One of the myths you could find people comforting themselves with in the immediate aftermath of the 2016 election was that, in the face of a frightening and repressive administration, music was going to get really good. It’s a comforting idea, even if that comfort is a bit cold—that great art is a miniature rebellion, and so when the institutions that govern us need to be rebelled against, artists will rise up to meet the moment.

I never found that myth particularly compelling, for a few reasons. One of them was that so much the art that came out of the relative calm of the Obama years was already such powerful work of exploratory protest—I think most artists need some degree of peace in order to imagine how the world can be different, and to reflect on the intersection of the political and the personal that defines the most affecting protest music. We got To Pimp A Butterfly and Lemonade in 2015 and 2016. Did we really need some new anthem about how Donald Trump sucks? Was that going to be affirming for those suffering under the Muslim ban, or for families separated at the border? Would that feel like progress?

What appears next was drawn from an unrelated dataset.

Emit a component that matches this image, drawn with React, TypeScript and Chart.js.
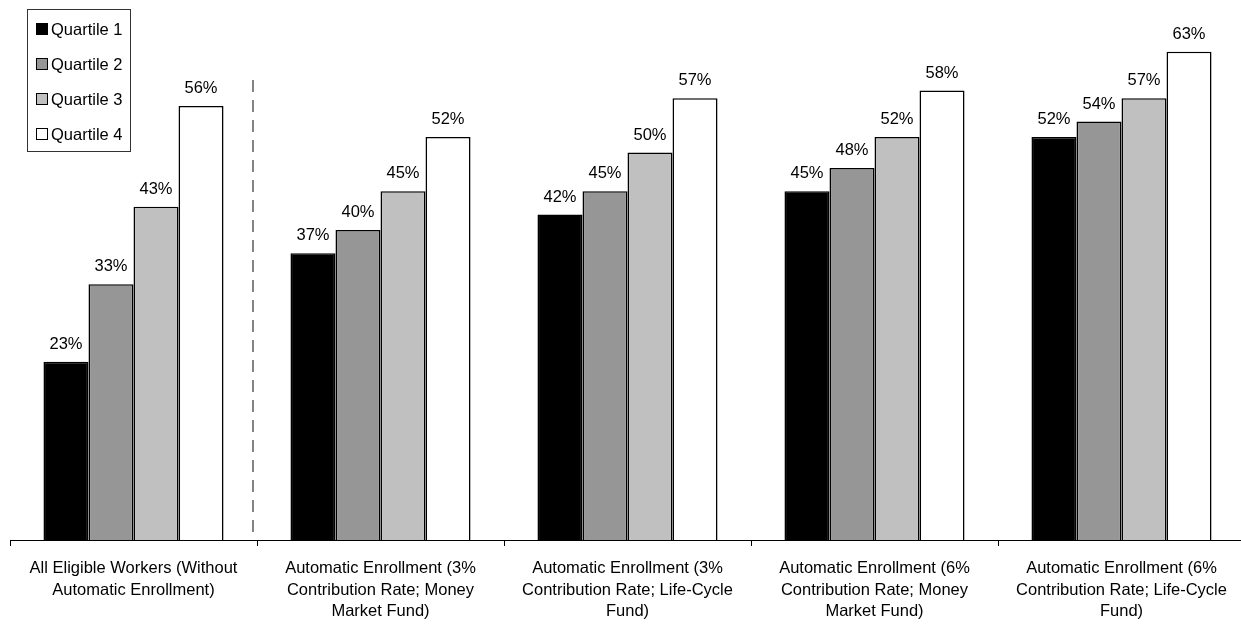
import React, { useEffect, useRef } from "react";
import { Chart, registerables } from "chart.js";

Chart.register(...registerables);

const categories: string[][] = [
  ["All Eligible Workers (Without", "Automatic Enrollment)"],
  ["Automatic Enrollment (3%", "Contribution Rate; Money", "Market Fund)"],
  ["Automatic Enrollment (3%", "Contribution Rate; Life-Cycle", "Fund)"],
  ["Automatic Enrollment (6%", "Contribution Rate; Money", "Market Fund)"],
  ["Automatic Enrollment (6%", "Contribution Rate; Life-Cycle", "Fund)"],
];

const seriesNames = ["Quartile 1", "Quartile 2", "Quartile 3", "Quartile 4"];
const quartile1 = [23, 37, 42, 45, 52];
const quartile2 = [33, 40, 45, 48, 54];
const quartile3 = [43, 45, 50, 52, 57];
const quartile4 = [56, 52, 57, 58, 63];
const fills = ["#000000", "#969696", "#c0c0c0", "#ffffff"];

const FONT = '"Liberation Sans", Arial, Helvetica, sans-serif';

const valueLabels = {
  id: "valueLabels",
  afterDatasetsDraw(chart: any) {
    const ctx = chart.ctx;
    ctx.save();
    ctx.font = `16.5px ${FONT}`;
    ctx.fillStyle = "#000";
    ctx.textAlign = "center";
    ctx.textBaseline = "alphabetic";
    chart.data.datasets.forEach((ds: any, i: number) => {
      const meta = chart.getDatasetMeta(i);
      meta.data.forEach((bar: any, j: number) => {
        ctx.fillText(`${ds.data[j]}%`, bar.x, bar.y - 13);
      });
    });
    ctx.restore();
  },
};

const separator = {
  id: "separator",
  afterDatasetsDraw(chart: any) {
    const ctx = chart.ctx;
    const xs = chart.scales.x;
    const x = (xs.getPixelForValue(0) + xs.getPixelForValue(1)) / 2 - 4;
    const ys = chart.scales.y;
    ctx.save();
    ctx.strokeStyle = "#333";
    ctx.lineWidth = 1.2;
    ctx.setLineDash([12, 8]);
    ctx.beginPath();
    ctx.moveTo(x, 80);
    ctx.lineTo(x, ys.getPixelForValue(0));
    ctx.stroke();
    ctx.restore();
  },
};

const boxLegend = {
  id: "boxLegend",
  afterDraw(chart: any) {
    const ctx = chart.ctx;
    ctx.save();
    ctx.fillStyle = "#fff";
    ctx.fillRect(27.5, 9.5, 103, 142);
    ctx.strokeStyle = "#333";
    ctx.lineWidth = 1;
    ctx.strokeRect(27.5, 9.5, 103, 142);
    ctx.font = `16.5px ${FONT}`;
    ctx.textBaseline = "middle";
    ctx.textAlign = "left";
    chart.data.datasets.forEach((ds: any, i: number) => {
      const cy = 29 + i * 35;
      ctx.fillStyle = ds.backgroundColor;
      ctx.fillRect(36.5, cy - 5.5, 11, 11);
      ctx.strokeStyle = "#000";
      ctx.lineWidth = 1;
      ctx.strokeRect(36.5, cy - 5.5, 11, 11);
      ctx.fillStyle = "#000";
      ctx.fillText(ds.label, 51, cy + 1);
    });
    ctx.restore();
  },
};

export default function App() {
  const ref = useRef<HTMLCanvasElement>(null);
  useEffect(() => {
    if (!ref.current) return;
    const series = [quartile1, quartile2, quartile3, quartile4];
    const chart = new Chart(ref.current, {
      type: "bar",
      data: {
        labels: categories,
        datasets: series.map((d, i) => ({
          label: seriesNames[i],
          data: d,
          backgroundColor: fills[i],
          borderColor: "#000",
          borderWidth: 1.6,
          barPercentage: 1,
          categoryPercentage: 0.729,
        })),
      },
      options: {
        responsive: false,
        maintainAspectRatio: false,
        animation: false,
        layout: { padding: { left: 10, right: 5, top: 13, bottom: 0 } },
        plugins: {
          legend: { display: false },
          tooltip: { enabled: false },
        },
        scales: {
          x: {
            offset: true,
            afterFit: (scale: any) => {
              scale.height = 84;
            },
            grid: {
              offset: true,
              drawOnChartArea: false,
              drawTicks: true,
              tickLength: 6,
              color: "#000",
            },
            border: { color: "#000", width: 1 },
            ticks: {
              color: "#000",
              font: { family: FONT, size: 16.5, lineHeight: 1.3 },
              padding: 12,
              maxRotation: 0,
              autoSkip: false,
            },
          },
          y: {
            display: false,
            min: 0,
            max: 68,
          },
        },
      },
      plugins: [separator, valueLabels, boxLegend],
    });
    return () => chart.destroy();
  }, []);
  return (
    <div
      style={{
        position: "absolute",
        left: 0,
        top: 0,
        width: 1241,
        height: 624,
        overflow: "hidden",
        background: "#fff",
      }}
    >
      <canvas
        ref={ref}
        width={1250}
        height={624}
        style={{ display: "block", width: 1250, height: 624 }}
      />
    </div>
  );
}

There was plenty of great music that came out after 2016, of course, but I never did hear the epic protest anthem that felt like spitting in the face of everything that felt so upsetting about living through those years*. But “Great, America (2017)” by Shovels & Rope, which came out right at the end of that first year, did an impressive job of capturing the chaos, uncertainty, and anxiety of that time. It’s not a protest song—chaos, uncertainty, and anxiety can be such overwhelming feelings that rising beyond them to defiance isn’t always possible—but it really did an amazing job of encapsulating what 2017 felt like to live through.

The song is built off the simplest acoustic guitar riff, just two notes strummed at a frenetic pace, like your pulse when you’re busy worrying what the future will look like. It’s filled out with occasional bursts of percussion and discordant, almost random piano notes interspersed throughout. And the duo who comprise Shovels & Rope, which is not a band I know a whole lot about or think about very much, sing together with a tremble in their voices that feels very earned, not an affectation but the way we all sort of sounded in 2017. Lyrically, it’s full of references to the circumstances of 2017, artfully rendered. ”There’s a hurricane swinging at a lowly shack,” they sing in the first verse, which could be a metaphor except that 2017 was also the year of Hurricane Harvey; “there’s a dog with a nuclear bomb in its mouth” felt about right; so does “everybody’s scared, everybody’s inspired / the world is underwater, it’s also on fire,” which captures the terrifying contradictions of that time better than most I can think of.

The years since 2017 didn’t get more normal. 2020 might have been the high-water mark for unusual years, but you could sing about the chaos, uncertainty, and anxiety of contemporary life at any point in the last seven years, and—even though it’s only April—I’m confident to say that of 2024, as well. I think what makes “Great, America” such a powerful song is that it doesn’t get bogged down in details. It’s coming from a place of conviction and moral authority—it doesn’t pretend that the issue is simply that we don’t all come together or whatever, and it identifies both heroes (“a brave man takes a stand by dropping to his knee”) and villains (“it says ‘go back home’ on your welcome mat”)—but it’s not preachy or self-righteous. Instead, it really is about the feeling of being here, in that time, and acknowledging the tremble in our own voices.

I haven’t made a lot of time for this band, but I found two and a half minutes for this one many times in 2018, and beyond, and it still sounds like the way it feels around here. I wish it didn’t.

*(The closest I came to finding it, I think, was the border wall protest song “If You Build It, We’ll Break It” by the El Paso all-star team of The Chamanas, Jim Ward, and Kiko Rodriguez, a combo last seen here.)